If you want innovation you need innovators. Innovators are people who can imagine and bring into existence what has not previously existed. So where are you going to find them and should you be looking for a particular age demographic?

Many people confuse innovation with technological innovation. If you conflate the two you run two big risks – you won’t be looking for the right people and you won’t be looking in the right place. Why? You’re more likely to assume innovators will be young as the new generation will be more technologically savvy. Second you’ll probably miss numerous opportunites to innovate because you won’t recognize breakthroughs as innovations and you won’t see how they might apply to what you’re doing.

Innovation Example #1 – “The grandmother effect”
As the US incarcerates ever more of its citizens suppose we could reduce the present 50% recidivism rate to less than 10% by doing things differently with people while in prison. Would you be interested?

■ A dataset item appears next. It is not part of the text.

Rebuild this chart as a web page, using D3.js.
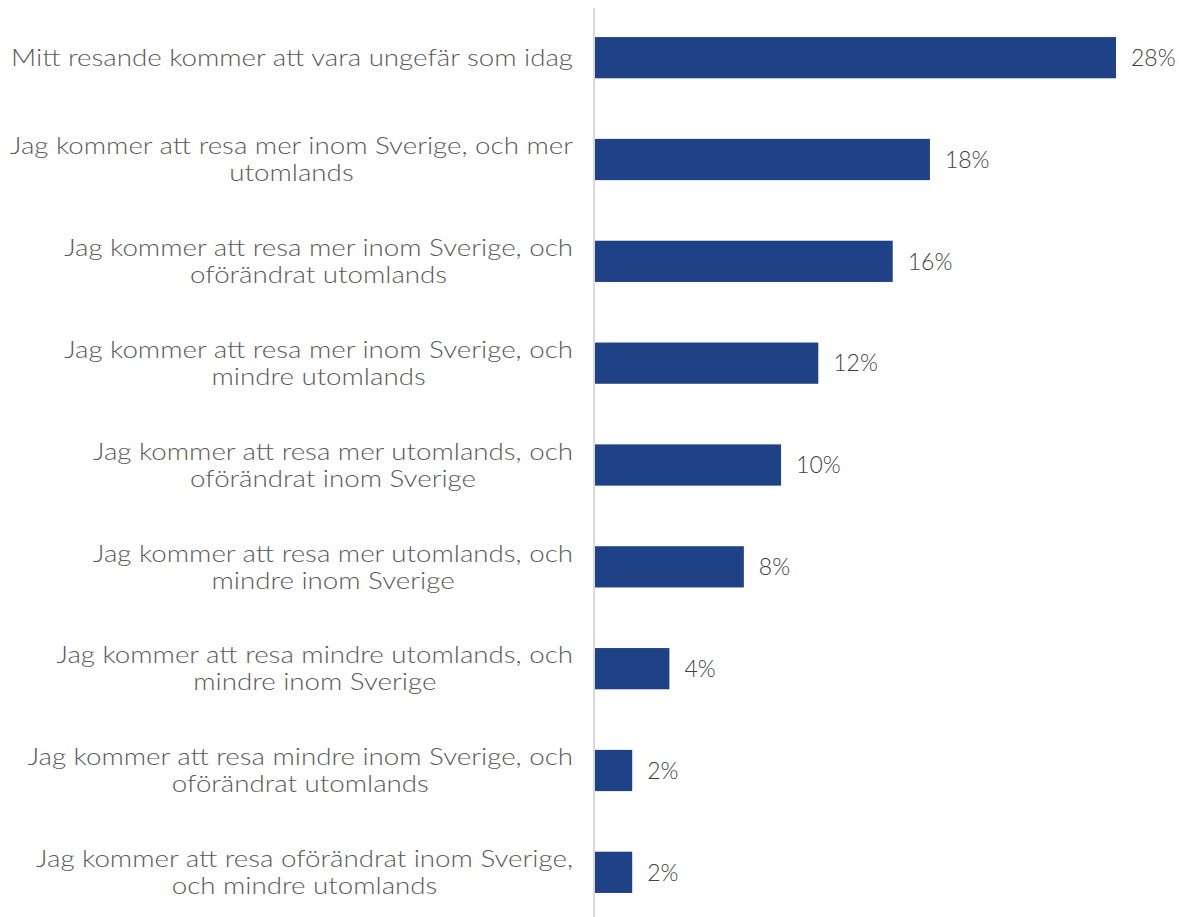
<!DOCTYPE html>
<html><head><meta charset="utf-8">
<script src="https://cdn.jsdelivr.net/npm/d3@7"></script>
<style>body{margin:0;background:#fff}svg{display:block}</style>
</head><body>
<svg id="c" width="1179" height="917"></svg>
<script>
const categories = [
  ["Mitt resande kommer att vara ungefär som idag"],
  ["Jag kommer att resa mer inom Sverige, och mer", "utomlands"],
  ["Jag kommer att resa mer inom Sverige, och", "oförändrat utomlands"],
  ["Jag kommer att resa mer inom Sverige, och", "mindre utomlands"],
  ["Jag kommer att resa mer utomlands, och", "oförändrat inom Sverige"],
  ["Jag kommer att resa mer utomlands, och", "mindre inom Sverige"],
  ["Jag kommer att resa mindre utomlands, och", "mindre inom Sverige"],
  ["Jag kommer att resa mindre inom Sverige, och", "oförändrat utomlands"],
  ["Jag kommer att resa oförändrat inom Sverige,", "och mindre utomlands"]
];
const values = [28, 18, 16, 12, 10, 8, 4, 2, 2];
const valueLabels = ["28%", "18%", "16%", "12%", "10%", "8%", "4%", "2%", "2%"];

const svg = d3.select("#c");
const x0 = 595, labelRight = 573;
const x = d3.scaleLinear().domain([0, 28]).range([x0, 1116]);
const y = d3.scaleBand().domain(d3.range(values.length)).range([6.5, 923.5]).paddingInner(0.595).paddingOuter(0.3);
const font = "Lato, 'Open Sans', sans-serif";
const stretch = 1.205;

svg.append("line").attr("x1", 594).attr("x2", 594).attr("y1", 8).attr("y2", 917)
  .attr("stroke", "#d9d9d9").attr("stroke-width", 2);

svg.selectAll("rect.bar").data(values).join("rect").attr("class", "bar")
  .attr("x", x0).attr("y", (d, i) => y(i)).attr("width", d => x(d) - x0).attr("height", y.bandwidth())
  .attr("fill", "#1f4287");

svg.selectAll("text.val").data(values).join("text").attr("class", "val")
  .attr("x", d => x(d) + 15).attr("y", (d, i) => y(i) + y.bandwidth() / 2).attr("dy", "0.36em")
  .attr("font-family", font).attr("font-size", 23).attr("font-weight", 300).attr("fill", "#404040")
  .text((d, i) => valueLabels[i]);

const lh = 27;
categories.forEach((lines, i) => {
  const cy = y(i) + y.bandwidth() / 2;
  const g = svg.append("g");
  const t = g.selectAll("text").data(lines).join("text")
    .attr("y", (d, j) => cy + (j - (lines.length - 1) / 2) * lh).attr("dy", "0.36em")
    .attr("font-family", font).attr("font-size", 23).attr("font-weight", 300).attr("fill", "#595959")
    .attr("text-anchor", "middle").text(d => d);
  let w = 0;
  t.each(function(){ const l = this.getComputedTextLength() * stretch; this.__w = l; w = Math.max(w, l); });
  t.attr("textLength", function(){ return this.__w; }).attr("lengthAdjust", "spacingAndGlyphs")
   .attr("x", labelRight - w / 2);
});
</script>
</body></html>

It’s already been done consistently – by an 81 year old grandmother in Kansas. SuEllen Freid started visiting Lansing Correctional Facility in 1980. She helped develop and for many years has run a prison program called “Reaching out from Within”. It helps prisoners work with one another in groups to address their issues and become kinder, more empathetic people. As one of the inmates said in a recent report “SuEllen has a grandmother effect on people”.

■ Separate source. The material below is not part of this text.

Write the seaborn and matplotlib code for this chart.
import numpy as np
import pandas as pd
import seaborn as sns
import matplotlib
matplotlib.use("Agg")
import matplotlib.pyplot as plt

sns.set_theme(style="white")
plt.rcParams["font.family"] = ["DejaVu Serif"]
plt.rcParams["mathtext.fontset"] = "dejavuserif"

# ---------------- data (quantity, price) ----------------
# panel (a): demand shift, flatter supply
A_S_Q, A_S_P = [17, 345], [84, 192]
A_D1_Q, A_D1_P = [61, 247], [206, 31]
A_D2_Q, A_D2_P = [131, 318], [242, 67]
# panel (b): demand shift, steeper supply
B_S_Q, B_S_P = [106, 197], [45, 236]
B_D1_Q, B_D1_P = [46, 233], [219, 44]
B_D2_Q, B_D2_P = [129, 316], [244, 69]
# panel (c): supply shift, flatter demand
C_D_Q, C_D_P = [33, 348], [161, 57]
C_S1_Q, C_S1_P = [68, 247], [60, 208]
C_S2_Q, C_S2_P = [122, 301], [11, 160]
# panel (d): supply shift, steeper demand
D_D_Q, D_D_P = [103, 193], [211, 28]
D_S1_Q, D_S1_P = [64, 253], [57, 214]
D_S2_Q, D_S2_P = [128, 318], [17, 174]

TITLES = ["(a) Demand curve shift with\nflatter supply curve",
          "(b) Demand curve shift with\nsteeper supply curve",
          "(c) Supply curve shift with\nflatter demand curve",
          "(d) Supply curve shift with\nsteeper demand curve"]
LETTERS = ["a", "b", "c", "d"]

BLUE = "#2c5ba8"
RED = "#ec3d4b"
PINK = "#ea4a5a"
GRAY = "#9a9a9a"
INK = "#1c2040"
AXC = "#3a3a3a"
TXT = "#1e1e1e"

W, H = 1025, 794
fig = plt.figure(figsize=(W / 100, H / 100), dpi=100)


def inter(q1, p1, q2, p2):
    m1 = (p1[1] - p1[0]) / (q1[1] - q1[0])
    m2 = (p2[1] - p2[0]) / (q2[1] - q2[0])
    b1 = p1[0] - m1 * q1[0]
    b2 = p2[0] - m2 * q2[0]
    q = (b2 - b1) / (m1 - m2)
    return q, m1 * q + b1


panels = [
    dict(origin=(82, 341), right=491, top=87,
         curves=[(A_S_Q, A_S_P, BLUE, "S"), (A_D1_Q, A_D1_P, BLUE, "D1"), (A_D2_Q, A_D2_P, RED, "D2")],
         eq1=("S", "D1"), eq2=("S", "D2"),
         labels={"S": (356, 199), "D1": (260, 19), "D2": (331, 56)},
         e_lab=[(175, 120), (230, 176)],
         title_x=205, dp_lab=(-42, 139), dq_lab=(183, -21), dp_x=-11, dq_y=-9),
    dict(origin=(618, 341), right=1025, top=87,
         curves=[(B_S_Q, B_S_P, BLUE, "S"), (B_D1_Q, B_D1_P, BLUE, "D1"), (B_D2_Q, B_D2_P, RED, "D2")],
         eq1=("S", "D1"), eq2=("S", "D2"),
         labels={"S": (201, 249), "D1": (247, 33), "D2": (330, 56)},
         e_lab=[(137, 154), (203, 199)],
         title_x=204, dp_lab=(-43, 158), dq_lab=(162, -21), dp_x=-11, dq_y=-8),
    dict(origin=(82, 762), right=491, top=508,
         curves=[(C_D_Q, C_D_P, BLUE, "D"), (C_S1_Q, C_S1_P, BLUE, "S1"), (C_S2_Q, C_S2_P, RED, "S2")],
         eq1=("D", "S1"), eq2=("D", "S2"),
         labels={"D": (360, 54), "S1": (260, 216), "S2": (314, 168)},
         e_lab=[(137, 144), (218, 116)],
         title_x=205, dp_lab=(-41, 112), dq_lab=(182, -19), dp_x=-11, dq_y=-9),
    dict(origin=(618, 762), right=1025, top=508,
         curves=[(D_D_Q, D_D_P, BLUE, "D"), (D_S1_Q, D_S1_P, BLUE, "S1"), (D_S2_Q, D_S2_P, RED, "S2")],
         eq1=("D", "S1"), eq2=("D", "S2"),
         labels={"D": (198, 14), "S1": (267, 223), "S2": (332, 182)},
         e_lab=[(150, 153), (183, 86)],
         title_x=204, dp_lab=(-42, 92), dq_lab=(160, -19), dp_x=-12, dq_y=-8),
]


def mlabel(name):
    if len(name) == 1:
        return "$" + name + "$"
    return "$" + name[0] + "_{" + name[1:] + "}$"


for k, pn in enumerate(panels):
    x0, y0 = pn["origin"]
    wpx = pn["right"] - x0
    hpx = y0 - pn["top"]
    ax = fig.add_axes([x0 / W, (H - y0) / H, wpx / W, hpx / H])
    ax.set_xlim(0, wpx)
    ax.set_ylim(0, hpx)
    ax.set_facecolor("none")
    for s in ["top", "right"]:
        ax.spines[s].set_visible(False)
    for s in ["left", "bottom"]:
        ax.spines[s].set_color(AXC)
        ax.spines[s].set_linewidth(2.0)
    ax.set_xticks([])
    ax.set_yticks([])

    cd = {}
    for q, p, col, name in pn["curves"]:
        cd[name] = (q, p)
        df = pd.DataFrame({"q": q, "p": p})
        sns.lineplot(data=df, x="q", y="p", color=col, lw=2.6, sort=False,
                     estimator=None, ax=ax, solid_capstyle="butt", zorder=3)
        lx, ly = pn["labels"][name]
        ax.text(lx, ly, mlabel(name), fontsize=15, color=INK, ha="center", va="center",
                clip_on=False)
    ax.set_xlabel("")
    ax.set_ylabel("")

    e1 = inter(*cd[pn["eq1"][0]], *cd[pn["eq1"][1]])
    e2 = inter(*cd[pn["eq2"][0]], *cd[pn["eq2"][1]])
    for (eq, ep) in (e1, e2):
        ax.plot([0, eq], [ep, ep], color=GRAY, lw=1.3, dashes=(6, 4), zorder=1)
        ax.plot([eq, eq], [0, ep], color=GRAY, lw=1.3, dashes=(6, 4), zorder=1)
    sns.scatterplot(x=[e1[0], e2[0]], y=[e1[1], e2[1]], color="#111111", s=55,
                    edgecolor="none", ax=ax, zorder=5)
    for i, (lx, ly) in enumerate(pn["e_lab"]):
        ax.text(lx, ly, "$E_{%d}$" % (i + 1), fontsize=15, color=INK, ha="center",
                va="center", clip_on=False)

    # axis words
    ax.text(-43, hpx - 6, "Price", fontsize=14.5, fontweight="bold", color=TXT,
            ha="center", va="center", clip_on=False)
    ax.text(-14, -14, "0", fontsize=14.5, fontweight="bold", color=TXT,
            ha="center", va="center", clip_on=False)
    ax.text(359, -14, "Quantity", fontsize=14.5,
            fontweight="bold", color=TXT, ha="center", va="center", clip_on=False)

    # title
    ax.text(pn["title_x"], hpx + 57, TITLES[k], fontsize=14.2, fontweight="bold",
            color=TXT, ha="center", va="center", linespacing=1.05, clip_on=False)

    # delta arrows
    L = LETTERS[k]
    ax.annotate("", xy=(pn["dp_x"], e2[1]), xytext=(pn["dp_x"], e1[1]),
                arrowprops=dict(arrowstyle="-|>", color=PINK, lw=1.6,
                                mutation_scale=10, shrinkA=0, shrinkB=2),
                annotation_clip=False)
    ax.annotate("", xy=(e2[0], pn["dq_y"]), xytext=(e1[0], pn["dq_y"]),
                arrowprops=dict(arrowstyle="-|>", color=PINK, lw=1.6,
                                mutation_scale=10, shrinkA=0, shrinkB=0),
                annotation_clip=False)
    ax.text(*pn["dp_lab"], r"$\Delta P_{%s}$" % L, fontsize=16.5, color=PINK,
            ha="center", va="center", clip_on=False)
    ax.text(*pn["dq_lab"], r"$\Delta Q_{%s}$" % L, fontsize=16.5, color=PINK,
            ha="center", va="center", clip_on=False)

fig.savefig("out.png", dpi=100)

Bit too fluffy for you? Not when you look at the stats. The recidivism rate among those murderers, robbers and rapists who regularly attend the program consistently drops to below 10%. That’s why the program has now been rolled out to every prison in Kansas. Talk about ROI!

Innovation Example #2 – Inventing a country
Imagining a new form of government and creating one nation out of thirteen colonies definitely qualifies as innovative. You might describe this enterprise as the ultimate start-up. However, the IPO was a very close run thing and had its fair share of backstabbing and betrayal before collaboration, innovation and sheer determination won the day. And the ‘management team’? A wildly disparate group whose ages spanned the human life cycle. Here’s how old they were on July 4 1776:

  • Marquis de Lafayette, 18
  • James Monroe, 18
  • Aaron Burr, 20
  • John Marshall, 20
  • Alexander Hamilton, 21*
  • James Madison, 25
  • John Paul Jones, 28
  • Benjamin Rush, 30
  • John Jay, 30
  • Abigail Adams, 31
  • Nathanael Greene, 33
  • Thomas Jefferson, 33
  • Thomas Paine, 39
  • John Hancock, 39
  • Patrick Henry, 40
  • John Adams, 40
  • Paul Revere, 41
  • John Dickinson, 43
  • George Washington, 44
  • Friedrich von Steuben, 45
  • Comte de Rochambeau, 51
  • Samuel Adams, 53
  • Benjamin Franklin, 70

(* a matter of some conjecture as he may well have been even younger).

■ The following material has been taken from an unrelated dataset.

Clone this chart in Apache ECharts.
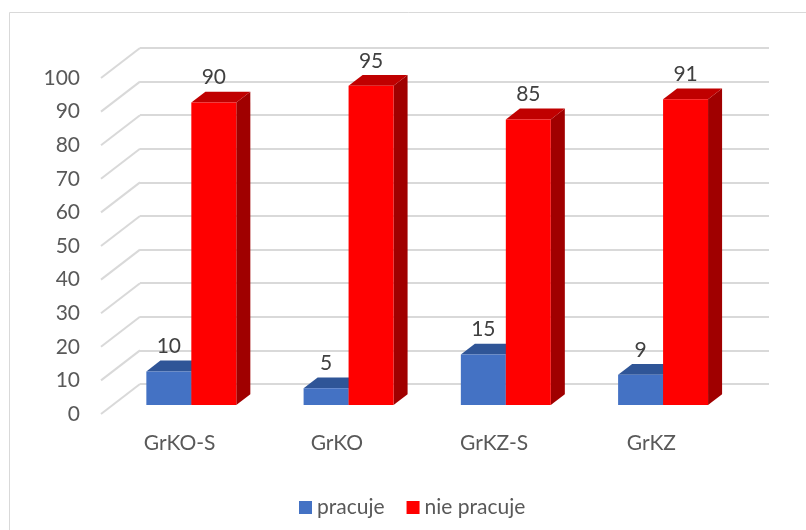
<!DOCTYPE html>
<html>
<head>
<meta charset="utf-8">
<script src="https://cdn.jsdelivr.net/npm/echarts@6/dist/echarts.min.js"></script>
<style>
  html, body { margin: 0; padding: 0; background: #fff; }
  #chart { width: 806px; height: 530px; }
</style>
</head>
<body>
<div id="chart"></div>
<script>
const categories = ['GrKO-S', 'GrKO', 'GrKZ-S', 'GrKZ']
const pracuje = [10, 5, 15, 9]
const niePracuje = [90, 95, 85, 91]
const yTicks = [0, 10, 20, 30, 40, 50, 60, 70, 80, 90, 100]

const FONT = 'Lato, "Open Sans", sans-serif'
// side wall depth, back -> front, in px
const WALL = [-39, 30]
const BAR_FRONT = 0.7
const BAR_BACK = 0.34
const BAR_W = 0.286

// 3d-looking column: front face, top face, right side face
const makeBar = (side, cFront, cTop, cSide) => (params, api) => {
  const idx = api.value(0)
  const v = api.value(1)
  const base = api.coord([idx, 0])
  const peak = api.coord([idx, v])
  const w = api.size([1, 0])[0] * BAR_W
  const fx = WALL[0] * BAR_FRONT, fy = WALL[1] * BAR_FRONT
  const dx = WALL[0] * (BAR_BACK - BAR_FRONT), dy = WALL[1] * (BAR_BACK - BAR_FRONT)
  const x0 = base[0] + fx + (side < 0 ? -w : 0)
  const x1 = x0 + w
  const yb = base[1] + fy
  const yt = peak[1] + fy
  return {
    type: 'group',
    children: [
      {
        type: 'polygon',
        shape: { points: [[x1, yb], [x1 + dx, yb + dy], [x1 + dx, yt + dy], [x1, yt]] },
        style: { fill: cSide }
      },
      {
        type: 'polygon',
        shape: { points: [[x0, yt], [x0 + dx, yt + dy], [x1 + dx, yt + dy], [x1, yt]] },
        style: { fill: cTop }
      },
      {
        type: 'rect',
        shape: { x: x0, y: yt, width: w, height: yb - yt },
        style: { fill: cFront }
      },
      {
        type: 'text',
        style: {
          text: String(v),
          x: (x0 + x1) / 2,
          y: yt - 25,
          align: 'center',
          verticalAlign: 'middle',
          fontFamily: FONT,
          fontSize: 21,
          fill: '#404040'
        }
      }
    ]
  }
}

const chart = echarts.init(document.getElementById('chart'))

const option = {
  backgroundColor: '#fff',
  animation: false,
  graphic: [
    {
      type: 'rect',
      shape: { x: 9.5, y: 12.5, width: 1000, height: 1000 },
      style: { fill: 'none', stroke: '#d9d9d9', lineWidth: 1 },
      z: -10
    }
  ],
  legend: {
    data: ['pracuje', 'nie pracuje'],
    left: 294,
    top: 492,
    icon: 'rect',
    itemWidth: 13,
    itemHeight: 13,
    itemGap: 22,
    textStyle: { fontFamily: FONT, fontSize: 21, color: '#595959' }
  },
  grid: [
    // back wall
    { left: 140, right: 37, top: 48, bottom: 146 },
    // front edge (labels only)
    { left: 101, right: 76, top: 78, bottom: 116 }
  ],
  xAxis: [
    {
      gridIndex: 0,
      type: 'category',
      data: categories,
      axisLine: { show: false },
      axisTick: { show: false },
      axisLabel: { show: false }
    },
    {
      gridIndex: 1,
      type: 'category',
      data: categories,
      axisLine: { show: false },
      axisTick: { show: false },
      axisLabel: { margin: 19, fontFamily: FONT, fontSize: 21, color: '#595959' }
    }
  ],
  yAxis: [
    {
      gridIndex: 0,
      type: 'value',
      min: 0,
      max: 100,
      interval: 10,
      axisLine: { show: false },
      axisTick: { show: false },
      axisLabel: { show: false },
      splitLine: { lineStyle: { color: '#d9d9d9', width: 2 } }
    },
    {
      gridIndex: 1,
      type: 'value',
      min: 0,
      max: 100,
      interval: 10,
      axisLine: { show: false },
      axisTick: { show: false },
      splitLine: { show: false },
      axisLabel: { margin: 21, fontFamily: FONT, fontSize: 21, color: '#595959' }
    }
  ],
  series: [
    {
      // side wall gridlines
      type: 'custom',
      xAxisIndex: 0,
      yAxisIndex: 0,
      silent: true,
      clip: false,
      data: yTicks.map(t => [0, t]),
      renderItem: (params, api) => {
        const x = params.coordSys.x
        const y = api.coord([0, api.value(1)])[1]
        return {
          type: 'line',
          shape: { x1: x, y1: y, x2: x + WALL[0], y2: y + WALL[1] },
          style: { stroke: '#d9d9d9', lineWidth: 2 }
        }
      },
      z: 1
    },
    {
      name: 'pracuje',
      type: 'custom',
      xAxisIndex: 0,
      yAxisIndex: 0,
      clip: false,
      itemStyle: { color: '#4472C4' },
      data: pracuje.map((v, i) => [i, v]),
      renderItem: makeBar(-1, '#4472C4', '#2F5597', '#2F5597'),
      z: 2
    },
    {
      name: 'nie pracuje',
      type: 'custom',
      xAxisIndex: 0,
      yAxisIndex: 0,
      clip: false,
      itemStyle: { color: '#FF0000' },
      data: niePracuje.map((v, i) => [i, v]),
      renderItem: makeBar(1, '#FF0000', '#C00000', '#A00000'),
      z: 3
    }
  ]
}

chart.setOption(option)
window.addEventListener('resize', () => chart.resize())
</script>
</body>
</html>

Implications and applications

  • If you want access to innovative thinking and innovative thinkers you’ll need to keep an open mind about where you’re going to find them.
  • If you want to maximize your opportunities of finding innovative thinking and innovative thinkers start thinking outside your own particular innovation box. Deliberately seek out both in areas where you wouldn’t normally think of looking.
  • Be alert to examples that crop up in areas outside your own field of expertise and consider what applications might follow in your particular area. Who knows what new ideas this will trigger?
  • As the most recent work coming out of neuroscience makes clear, in this way you begin to create the possibility of making new neural connections in your own brain – and this is critical to maximizing your own innovative potential.